Other major donors to the Committee to Save New York, according to people with knowledge of the group's finances, come from New York's real estate industry: Brookfield Properties, the Durst Organization, and Newmark Knight Frank.
There are no gambling companies or casino executives among the committee's more than 30 advisory board members and partner organizations. Nor was casino gambling high on Cuomo's agenda when he ran for governor in 2010.
Cuomo took some steps toward formulating a position as early as June 2011, when he charged an aide with developing a statewide gambling plan. He suggested in August that he was open to legalization of full-scale, private casinos.
There are already five Indian-run casinos in New York, all of them upstate. There is also limited electronic gambling, but no table games with dealers, at so-called racinos located at nine racetracks, represented by the New York Gaming Association.
An official with the association said that it had contributed $1.5 million to the Committee to Save New York on Dec. 1 and $500,000 on Dec. 6. Around the same time, Cuomo unambiguously took the gambling industry's side, writing a newspaper op-ed article on Dec. 4 saying that he favored expanded casino gambling in New York. Within days, the Committee to Save New York also adopted the issue, adding legalized gambling to its list of priorities for the 2011 legislative session.

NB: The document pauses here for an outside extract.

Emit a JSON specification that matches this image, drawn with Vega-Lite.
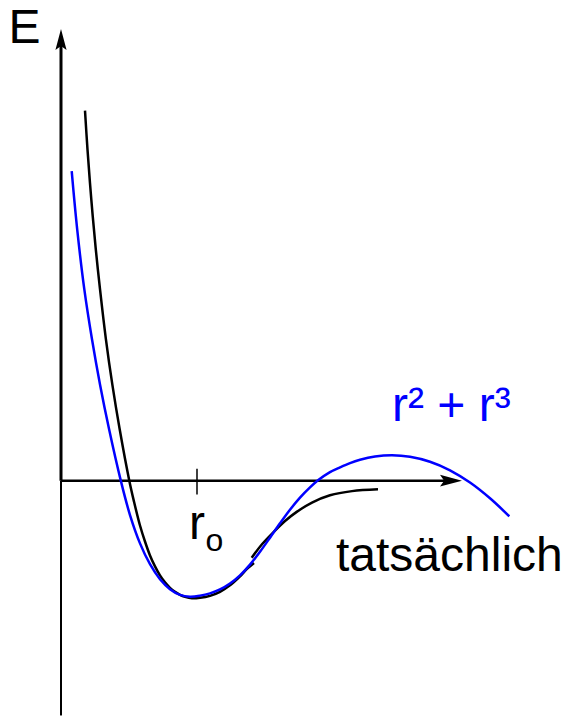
{
  "$schema": "https://vega.github.io/schema/vega-lite/v6.json",
  "width": 565,
  "height": 717,
  "autosize": {"type": "fit", "contains": "padding"},
  "padding": 0,
  "background": "white",
  "config": {"view": {"stroke": null}},
  "datasets": {
    "actual": [
      {"seg": "a", "i": 0, "r": 0.1765, "E": 3.1983},
      {"seg": "a", "i": 1, "r": 0.1949, "E": 2.8621},
      {"seg": "a", "i": 2, "r": 0.2228, "E": 2.431},
      {"seg": "a", "i": 3, "r": 0.2559, "E": 2.0},
      {"seg": "a", "i": 4, "r": 0.2868, "E": 1.6552},
      {"seg": "a", "i": 5, "r": 0.3301, "E": 1.2241},
      {"seg": "a", "i": 6, "r": 0.3779, "E": 0.8276},
      {"seg": "a", "i": 7, "r": 0.4309, "E": 0.4483},
      {"seg": "a", "i": 8, "r": 0.5022, "E": 0.0},
      {"seg": "a", "i": 9, "r": 0.5368, "E": -0.181},
      {"seg": "a", "i": 10, "r": 0.5809, "E": -0.3879},
      {"seg": "a", "i": 11, "r": 0.6176, "E": -0.5259},
      {"seg": "a", "i": 12, "r": 0.6544, "E": -0.6466},
      {"seg": "a", "i": 13, "r": 0.6912, "E": -0.7414},
      {"seg": "a", "i": 14, "r": 0.7279, "E": -0.819},
      {"seg": "a", "i": 15, "r": 0.7647, "E": -0.8793},
      {"seg": "a", "i": 16, "r": 0.8015, "E": -0.9267},
      {"seg": "a", "i": 17, "r": 0.8382, "E": -0.9612},
      {"seg": "a", "i": 18, "r": 0.875, "E": -0.9871},
      {"seg": "a", "i": 19, "r": 0.9118, "E": -1.0043},
      {"seg": "a", "i": 20, "r": 0.9632, "E": -1.0172},
      {"seg": "a", "i": 21, "r": 1.0221, "E": -1.0129},
      {"seg": "a", "i": 22, "r": 1.0956, "E": -0.9957},
      {"seg": "a", "i": 23, "r": 1.1691, "E": -0.9612},
      {"seg": "a", "i": 24, "r": 1.2426, "E": -0.9052},
      {"seg": "a", "i": 25, "r": 1.3162, "E": -0.8276},
      {"seg": "a", "i": 26, "r": 1.3676, "E": -0.7629},
      {"seg": "a", "i": 27, "r": 1.4191, "E": -0.7112},
      {"seg": "b", "i": 28, "r": 1.4022, "E": -0.6664},
      {"seg": "b", "i": 29, "r": 1.4779, "E": -0.55},
      {"seg": "b", "i": 30, "r": 1.561, "E": -0.4466},
      {"seg": "b", "i": 31, "r": 1.6471, "E": -0.3491},
      {"seg": "b", "i": 32, "r": 1.7331, "E": -0.2698},
      {"seg": "b", "i": 33, "r": 1.8456, "E": -0.1897},
      {"seg": "b", "i": 34, "r": 1.9779, "E": -0.1267},
      {"seg": "b", "i": 35, "r": 2.1397, "E": -0.0905},
      {"seg": "b", "i": 36, "r": 2.3309, "E": -0.075}
    ],
    "model": [
      {"i": 0, "r": 0.0787, "E": 2.675},
      {"i": 1, "r": 0.1191, "E": 2.1724},
      {"i": 2, "r": 0.1713, "E": 1.6552},
      {"i": 3, "r": 0.2276, "E": 1.2241},
      {"i": 4, "r": 0.2875, "E": 0.8276},
      {"i": 5, "r": 0.3529, "E": 0.4483},
      {"i": 6, "r": 0.4397, "E": 0.0},
      {"i": 7, "r": 0.5074, "E": -0.2974},
      {"i": 8, "r": 0.5809, "E": -0.5422},
      {"i": 9, "r": 0.6544, "E": -0.7224},
      {"i": 10, "r": 0.7279, "E": -0.8517},
      {"i": 11, "r": 0.8015, "E": -0.9379},
      {"i": 12, "r": 0.875, "E": -0.9871},
      {"i": 13, "r": 0.9485, "E": -1.0026},
      {"i": 14, "r": 1.0221, "E": -0.994},
      {"i": 15, "r": 1.0956, "E": -0.9741},
      {"i": 16, "r": 1.1691, "E": -0.9405},
      {"i": 17, "r": 1.2426, "E": -0.8897},
      {"i": 18, "r": 1.3162, "E": -0.819},
      {"i": 19, "r": 1.3897, "E": -0.7259},
      {"i": 20, "r": 1.4632, "E": -0.6147},
      {"i": 21, "r": 1.5368, "E": -0.4931},
      {"i": 22, "r": 1.6103, "E": -0.369},
      {"i": 23, "r": 1.6838, "E": -0.2517},
      {"i": 24, "r": 1.7574, "E": -0.1474},
      {"i": 25, "r": 1.8309, "E": -0.0586},
      {"i": 26, "r": 1.8897, "E": 0.0026},
      {"i": 27, "r": 1.9779, "E": 0.0733},
      {"i": 28, "r": 2.0515, "E": 0.1147},
      {"i": 29, "r": 2.125, "E": 0.1517},
      {"i": 30, "r": 2.1985, "E": 0.1802},
      {"i": 31, "r": 2.3088, "E": 0.2086},
      {"i": 32, "r": 2.4338, "E": 0.2198},
      {"i": 33, "r": 2.5662, "E": 0.2069},
      {"i": 34, "r": 2.7132, "E": 0.1638},
      {"i": 35, "r": 2.8603, "E": 0.0897},
      {"i": 36, "r": 3.0074, "E": -0.0164},
      {"i": 37, "r": 3.1544, "E": -0.1526},
      {"i": 38, "r": 3.2963, "E": -0.3086}
    ],
    "yaxisUpper": [{"r": 0, "E": 0, "E2": 3.813}],
    "yaxisLower": [{"r": 0, "E": -2.03, "E2": 0}],
    "xaxis": [{"r": 0, "r2": 2.8676, "E": 0}],
    "arrows": [
      {"dir": "up", "r": 0, "E": 3.813},
      {"dir": "right", "r": 2.8676, "E": 0}
    ],
    "tick": [{"r": 1.0, "E": 0.1034, "E2": -0.1207}],
    "labels": [
      {"t": "E", "r": -0.386, "E": 3.784},
      {"t": "tatsächlich", "r": 2.022, "E": -0.778},
      {"t": "r", "r": 0.941, "E": -0.506}
    ],
    "sub": [{"t": "o", "r": 1.0618, "E": -0.608}],
    "blueLabel": [{"t": "r² + r³", "r": 2.434, "E": 0.52}]
  },
  "layer": [
    {
      "data": {"name": "yaxisUpper"},
      "mark": {"type": "rule", "color": "black", "strokeWidth": 3},
      "encoding": {
        "x": {"field": "r", "type": "quantitative", "scale": {"domain": [-0.4485, 3.7059], "nice": false, "zero": false}, "axis": null},
        "y": {"field": "E", "type": "quantitative", "scale": {"domain": [-2.0259, 4.1552], "nice": false, "zero": false}, "axis": null},
        "y2": {"field": "E2"}
      }
    },
    {
      "data": {"name": "yaxisLower"},
      "mark": {"type": "rule", "color": "black", "strokeWidth": 2},
      "encoding": {
        "x": {"field": "r", "type": "quantitative"},
        "y": {"field": "E", "type": "quantitative"},
        "y2": {"field": "E2"}
      }
    },
    {
      "data": {"name": "xaxis"},
      "mark": {"type": "rule", "color": "black", "strokeWidth": 2.5},
      "encoding": {
        "x": {"field": "r", "type": "quantitative"},
        "x2": {"field": "r2"},
        "y": {"field": "E", "type": "quantitative"}
      }
    },
    {
      "data": {"name": "tick"},
      "mark": {"type": "rule", "color": "black", "strokeWidth": 1.5},
      "encoding": {
        "x": {"field": "r", "type": "quantitative"},
        "y": {"field": "E", "type": "quantitative"},
        "y2": {"field": "E2"}
      }
    },
    {
      "data": {"name": "arrows"},
      "mark": {"type": "point", "shape": "M0,-1L0.53,1L0,0.62L-0.53,1Z", "filled": true, "color": "black", "opacity": 1, "strokeWidth": 0},
      "encoding": {
        "x": {"field": "r", "type": "quantitative"},
        "y": {"field": "E", "type": "quantitative"},
        "angle": {"field": "dir", "type": "nominal", "scale": {"domain": ["up", "right"], "range": [0, 90]}, "legend": null},
        "size": {"field": "dir", "type": "nominal", "scale": {"domain": ["up", "right"], "range": [441, 484]}, "legend": null}
      }
    },
    {
      "data": {"name": "actual"},
      "mark": {"type": "line", "interpolate": "catmull-rom", "color": "black", "strokeWidth": 2.5},
      "encoding": {
        "x": {"field": "r", "type": "quantitative"},
        "y": {"field": "E", "type": "quantitative"},
        "detail": {"field": "seg", "type": "nominal"},
        "order": {"field": "i", "type": "quantitative"}
      }
    },
    {
      "data": {"name": "model"},
      "mark": {"type": "line", "interpolate": "catmull-rom", "color": "#0000ff", "strokeWidth": 2.5},
      "encoding": {
        "x": {"field": "r", "type": "quantitative"},
        "y": {"field": "E", "type": "quantitative"},
        "order": {"field": "i", "type": "quantitative"}
      }
    },
    {
      "data": {"name": "labels"},
      "mark": {"type": "text", "align": "left", "baseline": "alphabetic", "font": "Liberation Sans", "fontSize": 48, "color": "black"},
      "encoding": {
        "x": {"field": "r", "type": "quantitative"},
        "y": {"field": "E", "type": "quantitative"},
        "text": {"field": "t", "type": "nominal"}
      }
    },
    {
      "data": {"name": "sub"},
      "mark": {"type": "text", "align": "left", "baseline": "alphabetic", "font": "Liberation Sans", "fontSize": 32, "color": "black"},
      "encoding": {
        "x": {"field": "r", "type": "quantitative"},
        "y": {"field": "E", "type": "quantitative"},
        "text": {"field": "t", "type": "nominal"}
      }
    },
    {
      "data": {"name": "blueLabel"},
      "mark": {"type": "text", "align": "left", "baseline": "alphabetic", "font": "Liberation Sans", "fontSize": 48, "color": "#0000ff"},
      "encoding": {
        "x": {"field": "r", "type": "quantitative"},
        "y": {"field": "E", "type": "quantitative"},
        "text": {"field": "t", "type": "nominal"}
      }
    }
  ]
}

In his State of the State speech in January, Cuomo raised the stakes further, calling for the constitutional amendment to legalize casino gambling and proposing to transform Genting's planned resort near Aqueduct into a destination casino resort that would include the nation's largest convention center.
This is not about chips and cards, he said in the speech. This is about the jobs that the casino industry generates.
Cuomo and his aides defended the Genting project for months, publicly dismissing worries that the proposed site in New York City was too remote and concerns that the administration had settled on a developer too quickly.
But on Friday, Cuomo said that the deal with Genting had fallen through. And at a news conference at the Capitol on Monday, he distanced himself from the racing association as well, telling reporters he was opposed to giving operators of existing racetracks a preference for future casino licenses.
The current racinos are going to argue, they currently argue, that the selection should be limited to the current racinos, Cuomo said. I 100 percent oppose that.
Political giving by casino interests has exploded in recent years. This year, gambling companies, casinos and Indian tribes with gambling concerns have given close to $20 million to federal candidates, according to the Center for Responsive Politics.
Gambling companies have long had their eye on New York, potentially one of the most lucrative markets in the country because of the high population density and relatively high personal income levels.
Gambling companies have argued for years that New York loses billions of dollars a year to casinos in Connecticut and New Jersey, costing the state jobs and tax revenue. But the state's constitution prohibits casino gambling, and efforts in the past to legalize it beyond tribal reservations have failed.
Two years ago, Genting won a lucrative concession to install 4,500 video slot machines at Aqueduct, the anchor of what the company hoped would become a full-scale luxury casino. Beginning in 2011, Genting made a full-scale push in Albany to permit private casinos, organizing the New York Gaming Association with other gambling companies and hiring well-connected lobbyists and advocates, including several close to Cuomo.
Genting and the association considered a major advertising campaign to back their efforts. But, according to two people with knowledge of the discussions, the Cuomo administration encouraged the companies to contribute to the committee instead, effectively putting the gambling industry's cash behind the committee's promotion of Cuomo's agenda.
The administration had very clear ideas of how they wanted to see this progress and made it clear to us, said Timothy Rooney, Jr., the general counsel at Empire City Raceway, a Yonkers casino that is a member of the association. I think we agree with a lot of the governor's initiatives, Rooney added. If that's the vehicle for supporting them, it makes sense.
Some donors to the Committee to Save New York said they had urged Cuomo to pursue legalized gambling.
Jeffrey R. Gural, the chairman of Newmark Knight Frank and the owner of two upstate racinos that are members of the New York Gaming Association, said he had contributed about $200,000 last year to the committee, chiefly because he supported Cuomo's agenda and shared the governor's view that public employees unions had grown too powerful in Albany.
The business community never counted for anything, Gural said. All anyone ever saw was the ads about why the governor shouldn't cut this and cut that.
But Gural said that he also viewed expanded casino gambling as an important initiative for New York.
I told him, `Andrew, it will create a lot of jobs, Gural said. We're surrounded by casinos everyone has them, but we have racinos. Upstate needs jobs desperately.